La Ligue le refuse comme souverain, et s’allie à l’Espagne pour s’opposer au roi. Henri IV prendra les armes pour lutter contre cette coalition défiant son pouvoir royal. Cette affaire durera des années.

Paris, elle-même, est ligueuse, refusant son accès au roi. Henri IV va alors abjurer sa religion protestante et se convertir au catholicisme en 1593 : " Paris vaut bien une messe … "

Son règne sera grand, et il essayera de pacifier son royaume.

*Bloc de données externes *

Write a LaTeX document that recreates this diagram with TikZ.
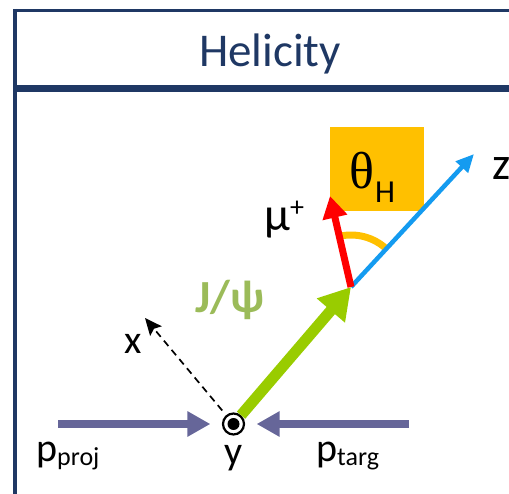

Il meurt assassiné par un exalté en 1610. Son œuvre restera inachevée, et la France tombera dans l’anarchie.

 

La Contre-Réforme est une réforme catholique. C’est une réaction de l’Eglise catholique, pour lutter contre le protestantisme et restaurer la foi catholique. L’Eglise catholique voulait aussi lutter contre certains abus et favoriser le dogme.

Il y eu des réformes d’anciens ordres religieux (ex : les carmélites). C’est également la fondation des Jésuites par Ignace de Loyola (militaire, blessé et immobilisé chez lui, il lira beaucoup de livres pieux. Il réfléchit, et crée la Compagnie de Jésus).

Il se concrétise par la tenue du Concile de Trente (1545 – 1563), dans la ville de Trente, actuellement au nord de l’Italie, mais qui faisait partie de l’Etat de Charles-Quint. Le But est de fixer le dogme (matière à croire), par l’édictions des " décrets dogmatiques ". Exemple : le nombre de sacrements (7), l’opposition à la prédestination.

Bellarmin estimait que le Pape a un rôle limité dans le domaine politique, n’ayant pas un pouvoir proprement politique, mais pouvant s’opposer à ce qui met en danger la chrétienté.

Molina dit qu’un Prince hérétique peut être déposé par son peuple sur l’ordre du Pape, suscitant les inquiétudes des rois.

Mariana faisait une place importante au contrôle ecclésiastique et au contrôle de la foi. Il a fait l’apologie du tyrannicide, autorisant l’élimination d’un tyran.

Les Jésuites se sont basés dès le début sur l’enseignement. Ils ont été opposés au pouvoir royal, cela vaudra longtemps aux Jésuites d’être anti-royalistes.

  1. La victoire du royalisme.

Le pouvoir royal a toujours eu des défenseurs, même au moment des guerres civiles. Le pouvoir royal pouvait sauver l’unité du royaume et lutter contre les extrémistes religieux. Cependant, dans les écrits de l’époque, on ne trouve pas des écrits philosophiques de la tolérance.

L’Edit de Nantes, 1598 (accordé aux Huguenots par Henri IV)

En fait, il s’agit d’un compromis dans le Royaume de France face à la supériorité des catholiques, et n’est pas une doctrine.

Il y a toujours eu un courant royaliste, par tradition et par instinct, de 1560 à Henri IV.

Durant la guerre civile, on prêche la concorde, mais pas une théorie de la tolérance.

 

Le roi est le point de rassemblement populaire et il bénéficie du renforcement d’un sentiment national.

On observe cela :

En Angleterre, l’obéissance est défendue par l’anglicanisme.

En France, la solidarité a joué entre la noblesse et le monarque (le représentant de l’ordre politique), toutefois sans supprimer l’esprit d’indépendance des nobles.